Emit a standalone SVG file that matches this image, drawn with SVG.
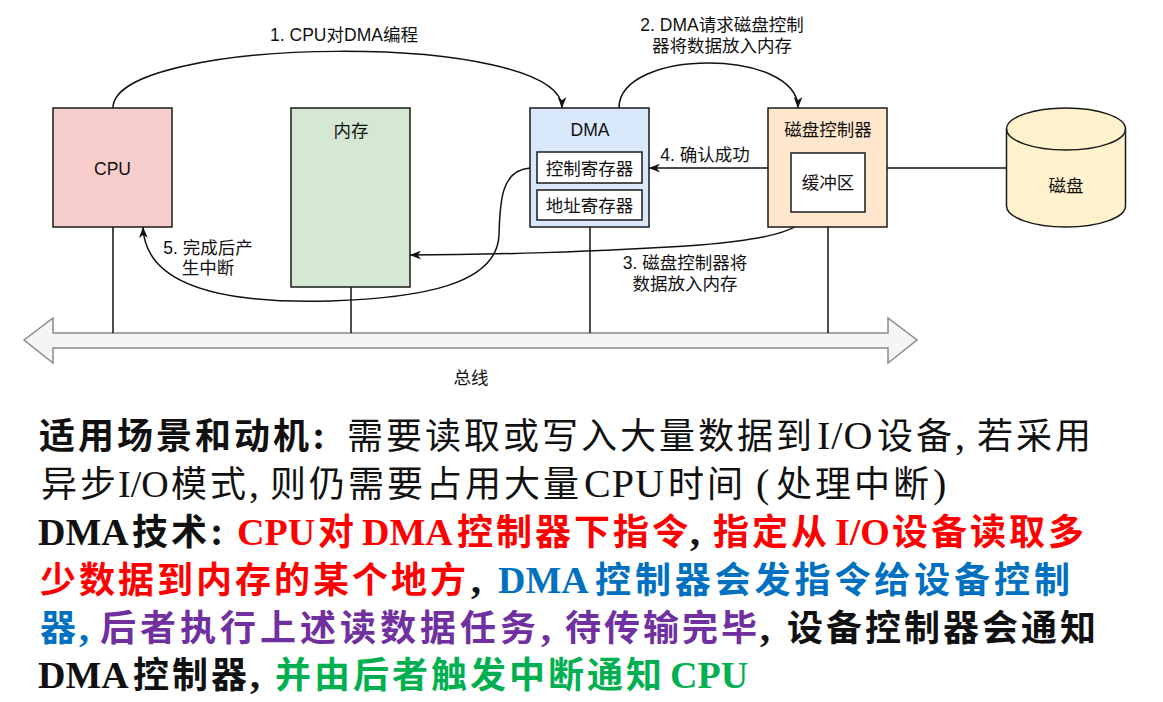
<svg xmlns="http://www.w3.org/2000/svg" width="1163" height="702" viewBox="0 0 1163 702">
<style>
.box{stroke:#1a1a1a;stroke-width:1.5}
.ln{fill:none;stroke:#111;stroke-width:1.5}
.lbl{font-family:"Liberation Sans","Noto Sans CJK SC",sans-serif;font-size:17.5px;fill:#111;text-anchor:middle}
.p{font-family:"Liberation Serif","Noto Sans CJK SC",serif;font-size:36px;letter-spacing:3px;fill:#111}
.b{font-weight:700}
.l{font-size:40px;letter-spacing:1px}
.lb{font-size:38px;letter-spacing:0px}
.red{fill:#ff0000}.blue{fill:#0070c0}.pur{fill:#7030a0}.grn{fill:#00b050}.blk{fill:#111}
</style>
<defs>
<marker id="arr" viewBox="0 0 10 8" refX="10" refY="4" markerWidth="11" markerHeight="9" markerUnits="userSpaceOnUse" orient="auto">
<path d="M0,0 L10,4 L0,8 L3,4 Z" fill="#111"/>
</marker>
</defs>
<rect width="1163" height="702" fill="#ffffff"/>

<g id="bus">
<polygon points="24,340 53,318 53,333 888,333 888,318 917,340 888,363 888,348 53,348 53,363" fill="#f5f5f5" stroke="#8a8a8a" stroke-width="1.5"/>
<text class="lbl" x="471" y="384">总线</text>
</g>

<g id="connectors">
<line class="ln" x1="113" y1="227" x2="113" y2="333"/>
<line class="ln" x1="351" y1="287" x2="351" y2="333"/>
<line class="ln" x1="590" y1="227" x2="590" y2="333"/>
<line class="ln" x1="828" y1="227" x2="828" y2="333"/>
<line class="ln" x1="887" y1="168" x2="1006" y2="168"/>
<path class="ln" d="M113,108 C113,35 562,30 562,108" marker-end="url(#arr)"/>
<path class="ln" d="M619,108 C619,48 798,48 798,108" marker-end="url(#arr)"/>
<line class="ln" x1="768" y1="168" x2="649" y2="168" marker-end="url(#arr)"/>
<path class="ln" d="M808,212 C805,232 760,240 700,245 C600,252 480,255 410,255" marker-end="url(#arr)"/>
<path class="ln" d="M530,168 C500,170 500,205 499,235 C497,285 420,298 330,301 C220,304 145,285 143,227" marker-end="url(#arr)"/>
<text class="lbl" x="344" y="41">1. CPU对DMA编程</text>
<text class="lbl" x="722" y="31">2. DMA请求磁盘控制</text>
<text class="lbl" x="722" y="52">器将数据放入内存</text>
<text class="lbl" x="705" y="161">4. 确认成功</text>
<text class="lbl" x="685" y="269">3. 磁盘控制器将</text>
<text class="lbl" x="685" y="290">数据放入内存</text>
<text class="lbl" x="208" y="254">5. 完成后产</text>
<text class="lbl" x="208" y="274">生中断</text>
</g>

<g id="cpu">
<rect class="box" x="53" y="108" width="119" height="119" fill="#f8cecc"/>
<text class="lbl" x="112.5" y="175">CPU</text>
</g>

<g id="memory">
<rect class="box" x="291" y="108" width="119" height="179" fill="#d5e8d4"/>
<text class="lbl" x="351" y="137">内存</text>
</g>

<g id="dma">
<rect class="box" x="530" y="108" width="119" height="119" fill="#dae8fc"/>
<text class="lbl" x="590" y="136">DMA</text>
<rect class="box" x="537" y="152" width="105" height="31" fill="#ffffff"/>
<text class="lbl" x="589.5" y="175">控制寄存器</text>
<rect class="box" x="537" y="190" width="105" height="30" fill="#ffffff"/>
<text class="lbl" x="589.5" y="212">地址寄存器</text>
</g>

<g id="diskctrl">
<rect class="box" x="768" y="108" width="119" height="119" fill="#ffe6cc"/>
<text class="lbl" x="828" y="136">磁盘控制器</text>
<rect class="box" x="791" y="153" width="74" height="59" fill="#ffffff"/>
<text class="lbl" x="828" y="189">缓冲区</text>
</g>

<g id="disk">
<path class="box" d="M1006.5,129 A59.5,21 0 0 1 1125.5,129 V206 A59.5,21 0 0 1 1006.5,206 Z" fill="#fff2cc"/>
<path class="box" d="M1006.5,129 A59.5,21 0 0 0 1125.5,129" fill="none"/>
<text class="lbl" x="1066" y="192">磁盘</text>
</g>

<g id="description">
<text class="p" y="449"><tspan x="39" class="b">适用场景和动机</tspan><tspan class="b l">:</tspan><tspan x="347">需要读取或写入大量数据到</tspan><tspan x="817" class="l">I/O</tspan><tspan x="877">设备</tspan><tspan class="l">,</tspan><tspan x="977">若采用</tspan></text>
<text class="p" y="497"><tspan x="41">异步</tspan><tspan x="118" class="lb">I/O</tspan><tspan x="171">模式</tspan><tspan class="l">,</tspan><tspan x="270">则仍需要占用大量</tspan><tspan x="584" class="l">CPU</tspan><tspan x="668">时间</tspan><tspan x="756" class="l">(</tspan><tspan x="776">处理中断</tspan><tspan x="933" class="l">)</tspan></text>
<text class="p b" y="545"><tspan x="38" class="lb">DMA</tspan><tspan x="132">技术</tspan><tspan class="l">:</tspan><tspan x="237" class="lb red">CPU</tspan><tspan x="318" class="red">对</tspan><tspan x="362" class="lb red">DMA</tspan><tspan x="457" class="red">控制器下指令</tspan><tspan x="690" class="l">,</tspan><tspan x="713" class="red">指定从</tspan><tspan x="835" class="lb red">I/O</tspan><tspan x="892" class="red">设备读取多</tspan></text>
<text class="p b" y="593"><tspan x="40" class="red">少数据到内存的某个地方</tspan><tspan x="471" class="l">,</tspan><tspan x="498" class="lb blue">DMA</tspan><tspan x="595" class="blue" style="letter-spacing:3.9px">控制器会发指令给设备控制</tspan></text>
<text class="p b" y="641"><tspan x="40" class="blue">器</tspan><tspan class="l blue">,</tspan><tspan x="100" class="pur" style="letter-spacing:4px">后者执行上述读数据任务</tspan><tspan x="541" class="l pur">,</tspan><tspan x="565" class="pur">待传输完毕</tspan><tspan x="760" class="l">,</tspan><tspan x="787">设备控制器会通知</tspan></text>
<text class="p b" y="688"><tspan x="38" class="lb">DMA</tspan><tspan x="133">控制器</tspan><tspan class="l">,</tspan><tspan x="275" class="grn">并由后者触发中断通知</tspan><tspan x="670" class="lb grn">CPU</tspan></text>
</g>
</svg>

---

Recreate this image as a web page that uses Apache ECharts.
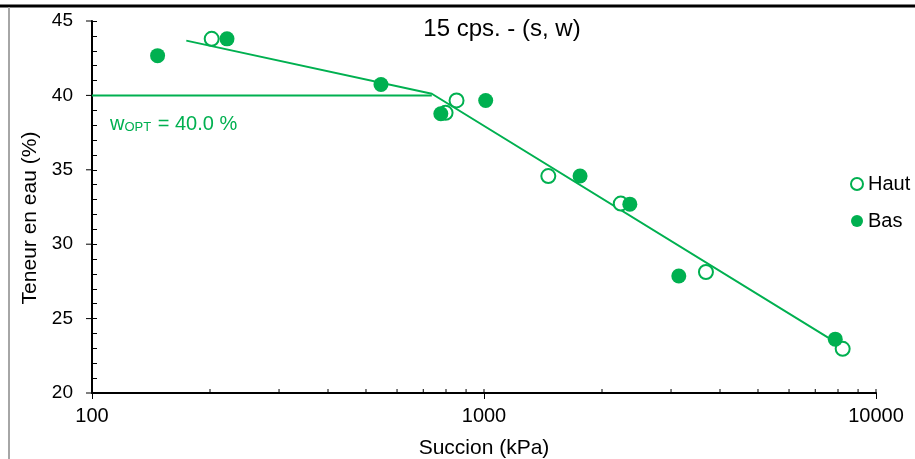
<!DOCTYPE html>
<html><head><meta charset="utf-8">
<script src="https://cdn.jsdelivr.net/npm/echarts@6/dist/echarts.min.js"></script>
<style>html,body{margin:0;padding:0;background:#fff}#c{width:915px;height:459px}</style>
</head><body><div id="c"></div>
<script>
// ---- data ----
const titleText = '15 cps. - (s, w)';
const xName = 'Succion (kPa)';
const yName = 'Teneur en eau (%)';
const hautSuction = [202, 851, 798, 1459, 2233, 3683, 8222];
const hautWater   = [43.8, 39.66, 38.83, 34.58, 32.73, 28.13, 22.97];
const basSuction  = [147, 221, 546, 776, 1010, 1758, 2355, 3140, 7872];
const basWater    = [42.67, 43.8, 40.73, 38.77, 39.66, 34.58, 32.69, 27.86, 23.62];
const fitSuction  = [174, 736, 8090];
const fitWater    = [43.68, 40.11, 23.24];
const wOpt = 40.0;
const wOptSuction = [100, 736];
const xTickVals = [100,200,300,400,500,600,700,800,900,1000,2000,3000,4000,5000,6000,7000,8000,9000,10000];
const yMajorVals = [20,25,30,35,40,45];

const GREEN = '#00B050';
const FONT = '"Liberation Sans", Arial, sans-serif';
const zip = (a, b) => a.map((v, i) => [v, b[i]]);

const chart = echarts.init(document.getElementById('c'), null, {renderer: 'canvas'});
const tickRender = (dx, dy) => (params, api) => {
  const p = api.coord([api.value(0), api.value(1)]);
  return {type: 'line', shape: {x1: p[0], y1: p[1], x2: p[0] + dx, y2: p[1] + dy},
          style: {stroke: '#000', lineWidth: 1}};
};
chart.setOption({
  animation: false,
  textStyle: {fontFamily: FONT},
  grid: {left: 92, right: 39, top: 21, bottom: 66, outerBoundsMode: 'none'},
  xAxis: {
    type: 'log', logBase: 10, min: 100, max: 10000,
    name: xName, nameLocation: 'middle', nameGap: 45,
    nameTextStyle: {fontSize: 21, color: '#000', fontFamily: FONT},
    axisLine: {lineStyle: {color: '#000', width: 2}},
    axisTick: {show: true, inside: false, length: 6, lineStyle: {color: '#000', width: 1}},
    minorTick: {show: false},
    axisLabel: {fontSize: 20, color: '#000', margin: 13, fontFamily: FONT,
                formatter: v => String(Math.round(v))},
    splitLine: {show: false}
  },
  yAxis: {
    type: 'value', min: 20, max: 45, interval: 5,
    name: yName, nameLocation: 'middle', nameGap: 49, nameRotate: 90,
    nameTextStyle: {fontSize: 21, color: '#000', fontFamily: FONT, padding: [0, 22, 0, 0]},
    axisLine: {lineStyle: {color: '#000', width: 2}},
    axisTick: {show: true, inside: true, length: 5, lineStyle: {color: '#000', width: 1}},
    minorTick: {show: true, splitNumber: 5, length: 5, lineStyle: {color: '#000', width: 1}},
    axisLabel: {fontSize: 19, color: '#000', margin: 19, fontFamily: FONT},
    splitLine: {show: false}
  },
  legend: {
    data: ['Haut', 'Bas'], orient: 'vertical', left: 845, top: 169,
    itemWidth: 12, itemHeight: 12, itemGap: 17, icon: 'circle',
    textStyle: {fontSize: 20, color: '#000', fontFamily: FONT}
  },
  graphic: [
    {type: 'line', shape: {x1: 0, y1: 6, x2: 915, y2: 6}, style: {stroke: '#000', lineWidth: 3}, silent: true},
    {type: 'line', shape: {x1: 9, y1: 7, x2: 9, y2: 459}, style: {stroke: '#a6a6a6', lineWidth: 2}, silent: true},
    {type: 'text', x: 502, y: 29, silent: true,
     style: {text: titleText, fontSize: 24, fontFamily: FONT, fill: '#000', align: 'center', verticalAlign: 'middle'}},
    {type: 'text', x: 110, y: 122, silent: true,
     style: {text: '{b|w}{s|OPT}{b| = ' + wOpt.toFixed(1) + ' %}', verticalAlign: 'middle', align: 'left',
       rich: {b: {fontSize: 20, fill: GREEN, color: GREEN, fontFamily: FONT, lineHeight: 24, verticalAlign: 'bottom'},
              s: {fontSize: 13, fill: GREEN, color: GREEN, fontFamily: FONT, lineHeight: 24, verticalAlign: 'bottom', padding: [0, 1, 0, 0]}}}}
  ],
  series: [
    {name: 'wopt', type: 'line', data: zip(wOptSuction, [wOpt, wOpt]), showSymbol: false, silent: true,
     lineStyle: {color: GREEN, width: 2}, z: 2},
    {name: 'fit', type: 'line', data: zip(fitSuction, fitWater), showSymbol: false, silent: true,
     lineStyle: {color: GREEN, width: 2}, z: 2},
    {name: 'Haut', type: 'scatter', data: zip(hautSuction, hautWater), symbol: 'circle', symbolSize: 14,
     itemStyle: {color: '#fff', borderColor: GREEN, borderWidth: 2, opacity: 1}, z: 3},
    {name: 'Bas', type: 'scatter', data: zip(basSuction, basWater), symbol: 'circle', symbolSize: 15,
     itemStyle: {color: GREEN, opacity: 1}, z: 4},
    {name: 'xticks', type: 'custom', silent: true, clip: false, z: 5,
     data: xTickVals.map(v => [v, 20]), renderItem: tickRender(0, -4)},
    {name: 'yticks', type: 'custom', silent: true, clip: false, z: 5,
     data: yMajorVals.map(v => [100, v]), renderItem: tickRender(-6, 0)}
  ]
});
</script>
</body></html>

---

In the listing above, find the line with "Recreate this image" and the line with "const zip = (a, b)". Copy exactly those lines and all between them, minus the images.

Recreate this image as a web page that uses Apache ECharts.
<!DOCTYPE html>
<html><head><meta charset="utf-8">
<script src="https://cdn.jsdelivr.net/npm/echarts@6/dist/echarts.min.js"></script>
<style>html,body{margin:0;padding:0;background:#fff}#c{width:915px;height:459px}</style>
</head><body><div id="c"></div>
<script>
// ---- data ----
const titleText = '15 cps. - (s, w)';
const xName = 'Succion (kPa)';
const yName = 'Teneur en eau (%)';
const hautSuction = [202, 851, 798, 1459, 2233, 3683, 8222];
const hautWater   = [43.8, 39.66, 38.83, 34.58, 32.73, 28.13, 22.97];
const basSuction  = [147, 221, 546, 776, 1010, 1758, 2355, 3140, 7872];
const basWater    = [42.67, 43.8, 40.73, 38.77, 39.66, 34.58, 32.69, 27.86, 23.62];
const fitSuction  = [174, 736, 8090];
const fitWater    = [43.68, 40.11, 23.24];
const wOpt = 40.0;
const wOptSuction = [100, 736];
const xTickVals = [100,200,300,400,500,600,700,800,900,1000,2000,3000,4000,5000,6000,7000,8000,9000,10000];
const yMajorVals = [20,25,30,35,40,45];

const GREEN = '#00B050';
const FONT = '"Liberation Sans", Arial, sans-serif';
const zip = (a, b) => a.map((v, i) => [v, b[i]]);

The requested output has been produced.